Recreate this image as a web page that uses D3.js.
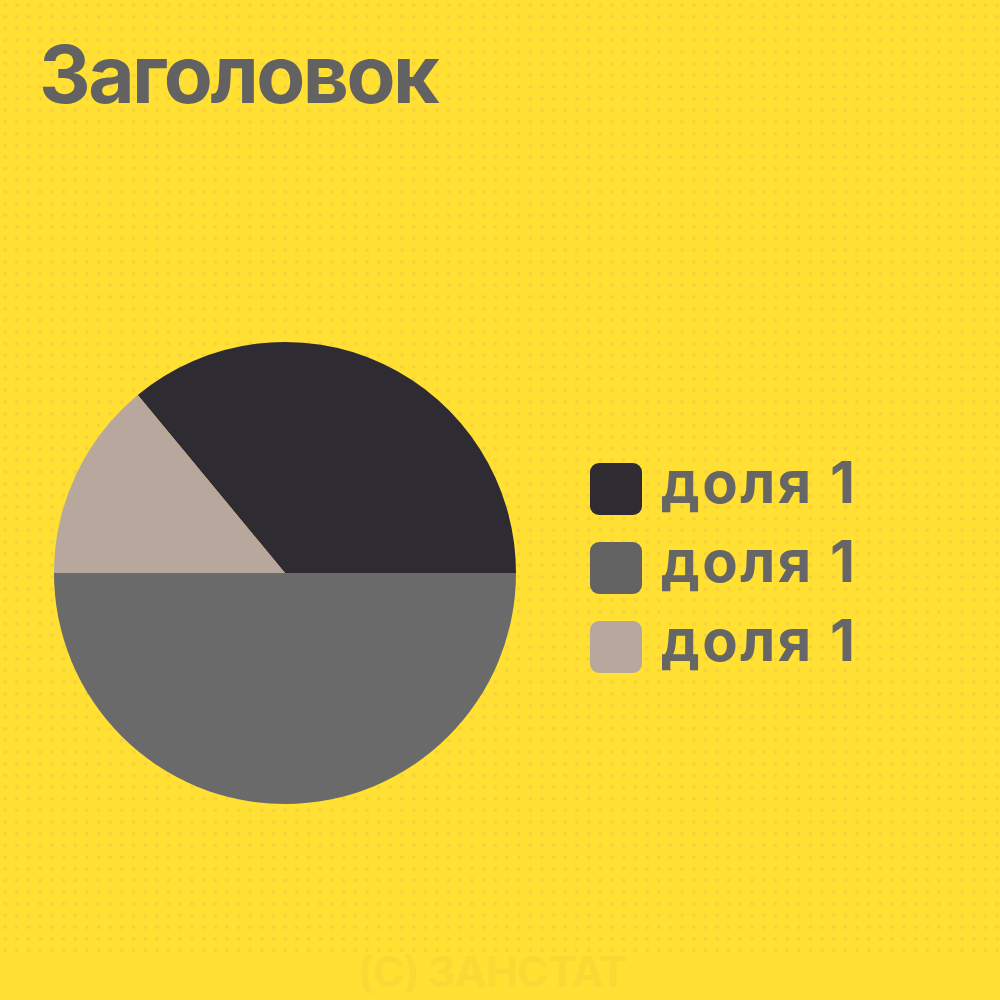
<!DOCTYPE html>
<html><head><meta charset="utf-8">
<script src="https://cdn.jsdelivr.net/npm/d3@7"></script>
<style>html,body{margin:0;padding:0;background:#ffe033;}svg{display:block;}</style>
</head><body>
<script>
const categories = ["доля 1", "доля 1", "доля 1"];
const values = [36, 50, 14];
const colors = ["#2f2b33", "#6a6a6a", "#b8a79c"];
const legendColors = ["#2f2b33", "#636363", "#b8a79c"];
const title = "Заголовок";
const footer = "(С) ЗАНСТАТ";

const W = 1000, H = 1000;
const svg = d3.select("body").append("svg").attr("width", W).attr("height", H);

const defs = svg.append("defs");
const pat = defs.append("pattern").attr("id","dots").attr("patternUnits","userSpaceOnUse")
  .attr("width", 11.67).attr("height", 11.67).attr("x", 3.5).attr("y", 3.5);
pat.append("rect").attr("width", 3.4).attr("height", 3.4).attr("fill", "#f7d23a");

svg.append("rect").attr("width", W).attr("height", H).attr("fill", "#ffe033");
svg.append("rect").attr("width", W).attr("height", 952).attr("fill", "url(#dots)");

svg.append("text").attr("x", 39).attr("y", 103)
  .attr("font-family", "Inter, 'Open Sans', sans-serif").attr("font-weight", 700)
  .attr("font-size", 80).attr("fill", "#626262").attr("letter-spacing", -2.5)
  .text(title);

const total = d3.sum(values);
const start = Math.PI / 2 - values[0] / total * 2 * Math.PI;
const pie = d3.pie().sort(null).startAngle(start).endAngle(start + 2 * Math.PI);
const arc = d3.arc().innerRadius(0).outerRadius(231);
const g = svg.append("g").attr("transform", "translate(285,573)");
g.selectAll("path").data(pie(values)).join("path")
  .attr("d", arc).attr("fill", (d, i) => colors[i]);

const leg = svg.append("g").attr("transform", "translate(590,463)");
const items = leg.selectAll("g").data(categories).join("g")
  .attr("transform", (d, i) => `translate(0,${i * 79})`);
items.append("rect").attr("width", 52).attr("height", 52).attr("rx", 9)
  .attr("fill", (d, i) => legendColors[i]);
items.append("text").attr("x", 71).attr("y", 40)
  .attr("font-family", "Inter, 'Open Sans', sans-serif").attr("font-weight", 700)
  .attr("font-size", 58).attr("fill", "#666666").attr("letter-spacing", 2.5)
  .text(d => d);

svg.append("text").attr("x", 492).attr("y", 987).attr("text-anchor", "middle")
  .attr("font-family", "Inter, 'Open Sans', sans-serif").attr("font-weight", 700)
  .attr("font-size", 43).attr("fill", "#fbd833").attr("letter-spacing", -1)
  .text(footer);
</script>
</body></html>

※ ※ ※

● **Work to complete**: Transcribe the listing in full. Omit the pictures and keep every line exact.

● **Exercise output**:
Recreate this image as a web page that uses D3.js.
<!DOCTYPE html>
<html><head><meta charset="utf-8">
<script src="https://cdn.jsdelivr.net/npm/d3@7"></script>
<style>html,body{margin:0;padding:0;background:#ffe033;}svg{display:block;}</style>
</head><body>
<script>
const categories = ["доля 1", "доля 1", "доля 1"];
const values = [36, 50, 14];
const colors = ["#2f2b33", "#6a6a6a", "#b8a79c"];
const legendColors = ["#2f2b33", "#636363", "#b8a79c"];
const title = "Заголовок";
const footer = "(С) ЗАНСТАТ";

const W = 1000, H = 1000;
const svg = d3.select("body").append("svg").attr("width", W).attr("height", H);

const defs = svg.append("defs");
const pat = defs.append("pattern").attr("id","dots").attr("patternUnits","userSpaceOnUse")
  .attr("width", 11.67).attr("height", 11.67).attr("x", 3.5).attr("y", 3.5);
pat.append("rect").attr("width", 3.4).attr("height", 3.4).attr("fill", "#f7d23a");

svg.append("rect").attr("width", W).attr("height", H).attr("fill", "#ffe033");
svg.append("rect").attr("width", W).attr("height", 952).attr("fill", "url(#dots)");

svg.append("text").attr("x", 39).attr("y", 103)
  .attr("font-family", "Inter, 'Open Sans', sans-serif").attr("font-weight", 700)
  .attr("font-size", 80).attr("fill", "#626262").attr("letter-spacing", -2.5)
  .text(title);

const total = d3.sum(values);
const start = Math.PI / 2 - values[0] / total * 2 * Math.PI;
const pie = d3.pie().sort(null).startAngle(start).endAngle(start + 2 * Math.PI);
const arc = d3.arc().innerRadius(0).outerRadius(231);
const g = svg.append("g").attr("transform", "translate(285,573)");
g.selectAll("path").data(pie(values)).join("path")
  .attr("d", arc).attr("fill", (d, i) => colors[i]);

const leg = svg.append("g").attr("transform", "translate(590,463)");
const items = leg.selectAll("g").data(categories).join("g")
  .attr("transform", (d, i) => `translate(0,${i * 79})`);
items.append("rect").attr("width", 52).attr("height", 52).attr("rx", 9)
  .attr("fill", (d, i) => legendColors[i]);
items.append("text").attr("x", 71).attr("y", 40)
  .attr("font-family", "Inter, 'Open Sans', sans-serif").attr("font-weight", 700)
  .attr("font-size", 58).attr("fill", "#666666").attr("letter-spacing", 2.5)
  .text(d => d);

svg.append("text").attr("x", 492).attr("y", 987).attr("text-anchor", "middle")
  .attr("font-family", "Inter, 'Open Sans', sans-serif").attr("font-weight", 700)
  .attr("font-size", 43).attr("fill", "#fbd833").attr("letter-spacing", -1)
  .text(footer);
</script>
</body></html>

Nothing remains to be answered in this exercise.